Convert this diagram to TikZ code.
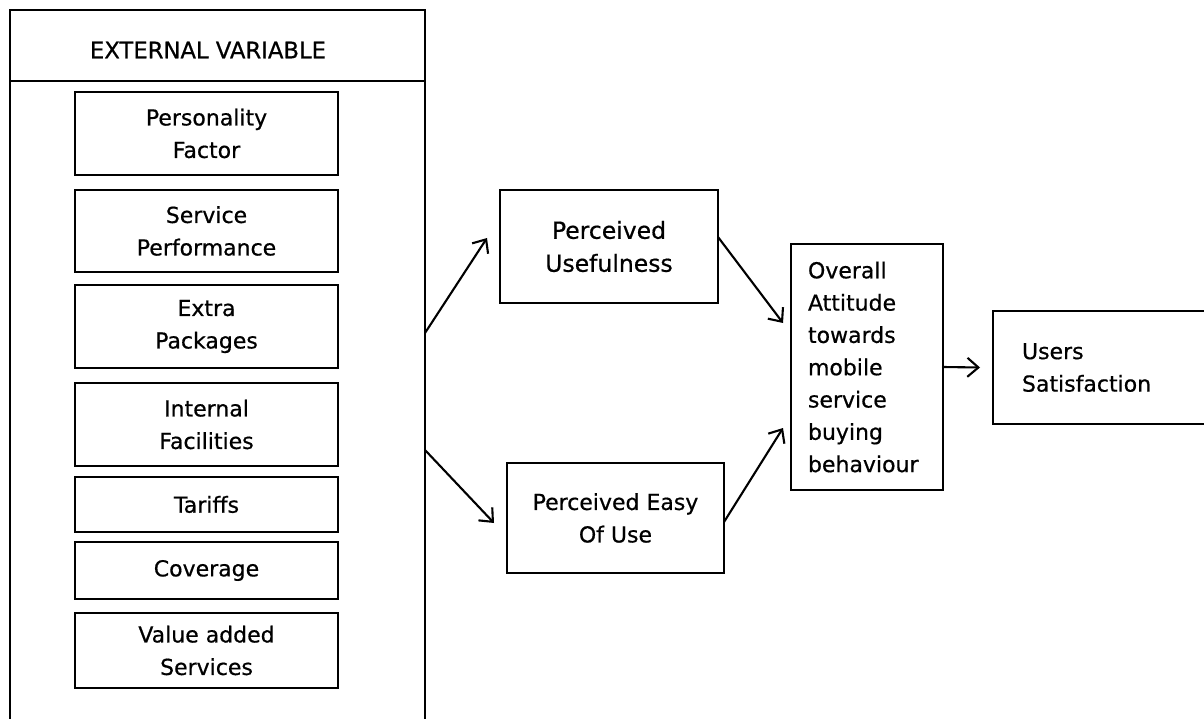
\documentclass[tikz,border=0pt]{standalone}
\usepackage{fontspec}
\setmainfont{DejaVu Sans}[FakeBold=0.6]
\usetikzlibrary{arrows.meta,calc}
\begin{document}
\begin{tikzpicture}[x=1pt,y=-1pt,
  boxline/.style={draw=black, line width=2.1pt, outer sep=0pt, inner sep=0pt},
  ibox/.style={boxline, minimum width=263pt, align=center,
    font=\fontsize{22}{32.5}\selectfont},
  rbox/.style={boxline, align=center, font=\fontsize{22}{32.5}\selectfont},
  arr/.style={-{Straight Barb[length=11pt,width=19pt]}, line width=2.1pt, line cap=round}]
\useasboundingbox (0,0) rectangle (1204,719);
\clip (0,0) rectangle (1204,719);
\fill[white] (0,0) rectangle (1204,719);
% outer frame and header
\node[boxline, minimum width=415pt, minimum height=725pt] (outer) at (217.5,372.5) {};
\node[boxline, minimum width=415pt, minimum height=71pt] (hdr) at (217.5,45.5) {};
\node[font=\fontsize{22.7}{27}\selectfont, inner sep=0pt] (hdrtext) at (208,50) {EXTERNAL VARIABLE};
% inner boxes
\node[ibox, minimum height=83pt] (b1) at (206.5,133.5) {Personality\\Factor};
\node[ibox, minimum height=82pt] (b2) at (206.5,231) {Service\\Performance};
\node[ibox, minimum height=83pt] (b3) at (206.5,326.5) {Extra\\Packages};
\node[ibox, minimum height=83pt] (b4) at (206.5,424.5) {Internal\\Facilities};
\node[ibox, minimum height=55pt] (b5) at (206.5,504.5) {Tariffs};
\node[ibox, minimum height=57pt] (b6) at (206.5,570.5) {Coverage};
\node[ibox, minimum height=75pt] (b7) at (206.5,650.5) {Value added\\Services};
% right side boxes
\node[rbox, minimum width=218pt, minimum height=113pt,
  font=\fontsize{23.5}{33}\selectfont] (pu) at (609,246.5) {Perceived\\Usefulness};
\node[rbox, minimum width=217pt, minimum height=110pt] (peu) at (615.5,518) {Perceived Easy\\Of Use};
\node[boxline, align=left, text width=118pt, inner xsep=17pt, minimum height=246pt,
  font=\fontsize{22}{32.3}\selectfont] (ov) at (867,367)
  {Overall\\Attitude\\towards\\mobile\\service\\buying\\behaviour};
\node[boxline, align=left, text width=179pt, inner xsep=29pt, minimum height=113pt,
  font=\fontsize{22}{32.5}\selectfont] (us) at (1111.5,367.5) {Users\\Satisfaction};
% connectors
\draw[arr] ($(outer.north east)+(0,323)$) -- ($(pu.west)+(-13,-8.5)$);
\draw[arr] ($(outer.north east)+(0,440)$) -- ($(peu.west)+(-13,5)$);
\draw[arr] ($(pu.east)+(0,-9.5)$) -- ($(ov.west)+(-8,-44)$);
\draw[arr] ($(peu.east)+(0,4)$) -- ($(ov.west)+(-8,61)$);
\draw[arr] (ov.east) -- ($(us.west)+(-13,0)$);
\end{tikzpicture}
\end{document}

# # #

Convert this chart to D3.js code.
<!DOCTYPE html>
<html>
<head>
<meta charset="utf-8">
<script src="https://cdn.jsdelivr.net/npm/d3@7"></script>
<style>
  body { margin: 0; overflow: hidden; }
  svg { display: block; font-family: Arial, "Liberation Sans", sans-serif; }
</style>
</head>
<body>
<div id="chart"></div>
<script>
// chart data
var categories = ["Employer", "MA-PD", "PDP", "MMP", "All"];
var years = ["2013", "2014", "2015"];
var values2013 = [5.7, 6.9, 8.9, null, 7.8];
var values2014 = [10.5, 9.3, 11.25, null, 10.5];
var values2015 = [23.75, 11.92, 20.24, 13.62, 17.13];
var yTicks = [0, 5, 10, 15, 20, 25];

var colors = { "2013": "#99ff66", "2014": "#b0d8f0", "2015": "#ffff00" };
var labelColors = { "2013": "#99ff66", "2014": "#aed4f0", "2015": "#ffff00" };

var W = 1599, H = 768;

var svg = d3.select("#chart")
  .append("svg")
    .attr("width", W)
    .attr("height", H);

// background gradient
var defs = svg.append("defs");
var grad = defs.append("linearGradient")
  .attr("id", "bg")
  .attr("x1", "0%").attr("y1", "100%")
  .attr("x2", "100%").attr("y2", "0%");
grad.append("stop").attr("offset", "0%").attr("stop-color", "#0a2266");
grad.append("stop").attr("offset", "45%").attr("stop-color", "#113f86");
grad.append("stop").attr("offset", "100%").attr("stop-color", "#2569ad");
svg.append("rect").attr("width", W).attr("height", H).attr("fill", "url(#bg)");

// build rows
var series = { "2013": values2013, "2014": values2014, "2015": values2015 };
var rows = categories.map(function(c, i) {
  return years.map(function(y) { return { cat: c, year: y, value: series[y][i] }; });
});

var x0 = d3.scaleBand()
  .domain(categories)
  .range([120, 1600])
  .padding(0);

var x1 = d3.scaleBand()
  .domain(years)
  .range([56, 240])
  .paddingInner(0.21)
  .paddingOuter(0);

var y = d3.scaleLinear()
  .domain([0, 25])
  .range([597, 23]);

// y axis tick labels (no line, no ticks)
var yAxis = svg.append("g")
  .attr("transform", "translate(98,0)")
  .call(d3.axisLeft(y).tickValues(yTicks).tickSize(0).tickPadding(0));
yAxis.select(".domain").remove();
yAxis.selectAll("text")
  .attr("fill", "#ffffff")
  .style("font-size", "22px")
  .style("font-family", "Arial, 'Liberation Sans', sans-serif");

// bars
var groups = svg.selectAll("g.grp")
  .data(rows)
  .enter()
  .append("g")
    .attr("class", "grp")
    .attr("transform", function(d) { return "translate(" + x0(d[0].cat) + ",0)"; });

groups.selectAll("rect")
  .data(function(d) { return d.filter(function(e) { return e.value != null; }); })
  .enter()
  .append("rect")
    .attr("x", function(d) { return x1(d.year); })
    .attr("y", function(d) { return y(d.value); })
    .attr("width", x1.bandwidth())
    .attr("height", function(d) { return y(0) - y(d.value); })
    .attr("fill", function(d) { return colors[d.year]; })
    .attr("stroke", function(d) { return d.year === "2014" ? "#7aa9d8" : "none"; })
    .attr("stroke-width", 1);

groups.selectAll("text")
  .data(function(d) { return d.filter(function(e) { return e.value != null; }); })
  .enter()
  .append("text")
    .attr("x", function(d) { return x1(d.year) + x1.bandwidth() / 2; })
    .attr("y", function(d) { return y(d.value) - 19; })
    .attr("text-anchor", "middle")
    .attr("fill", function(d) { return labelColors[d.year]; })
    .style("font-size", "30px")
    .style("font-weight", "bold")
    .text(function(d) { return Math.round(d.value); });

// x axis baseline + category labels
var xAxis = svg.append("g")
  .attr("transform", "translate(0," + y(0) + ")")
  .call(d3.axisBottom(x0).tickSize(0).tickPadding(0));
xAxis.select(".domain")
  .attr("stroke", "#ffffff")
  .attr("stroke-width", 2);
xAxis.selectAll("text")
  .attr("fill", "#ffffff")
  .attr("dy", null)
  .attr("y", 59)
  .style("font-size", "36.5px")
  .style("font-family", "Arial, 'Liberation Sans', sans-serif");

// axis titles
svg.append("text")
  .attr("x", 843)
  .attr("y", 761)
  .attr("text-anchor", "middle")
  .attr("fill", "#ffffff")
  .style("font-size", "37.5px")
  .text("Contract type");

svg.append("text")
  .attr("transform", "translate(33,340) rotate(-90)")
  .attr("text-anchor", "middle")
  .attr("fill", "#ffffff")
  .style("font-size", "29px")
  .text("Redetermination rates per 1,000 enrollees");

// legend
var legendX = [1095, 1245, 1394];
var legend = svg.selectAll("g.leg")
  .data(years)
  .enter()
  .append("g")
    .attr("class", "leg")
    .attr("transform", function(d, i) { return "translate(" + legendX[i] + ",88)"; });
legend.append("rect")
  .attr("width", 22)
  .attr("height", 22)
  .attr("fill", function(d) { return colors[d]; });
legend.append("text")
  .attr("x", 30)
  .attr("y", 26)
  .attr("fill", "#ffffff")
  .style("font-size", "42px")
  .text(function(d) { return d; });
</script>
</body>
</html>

# # #

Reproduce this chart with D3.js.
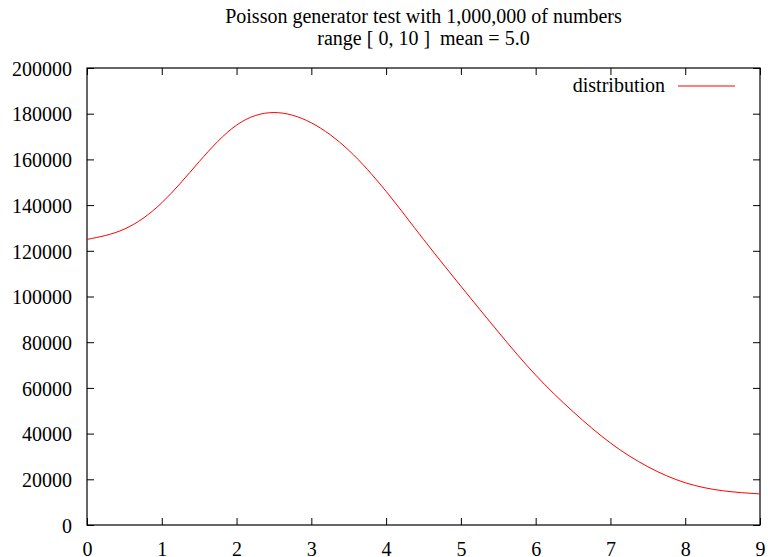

# # #

EXERCISE GOAL = Retype, word for word, every line from the line with "Convert this chart to D3.js code." to the line with "var yTicks = [0, 5, 10, 15, 20, 25];", inclusive. Add nothing.

THE REPLY =
Convert this chart to D3.js code.
<!DOCTYPE html>
<html>
<head>
<meta charset="utf-8">
<script src="https://cdn.jsdelivr.net/npm/d3@7"></script>
<style>
  body { margin: 0; overflow: hidden; }
  svg { display: block; font-family: Arial, "Liberation Sans", sans-serif; }
</style>
</head>
<body>
<div id="chart"></div>
<script>
// chart data
var categories = ["Employer", "MA-PD", "PDP", "MMP", "All"];
var years = ["2013", "2014", "2015"];
var values2013 = [5.7, 6.9, 8.9, null, 7.8];
var values2014 = [10.5, 9.3, 11.25, null, 10.5];
var values2015 = [23.75, 11.92, 20.24, 13.62, 17.13];
var yTicks = [0, 5, 10, 15, 20, 25];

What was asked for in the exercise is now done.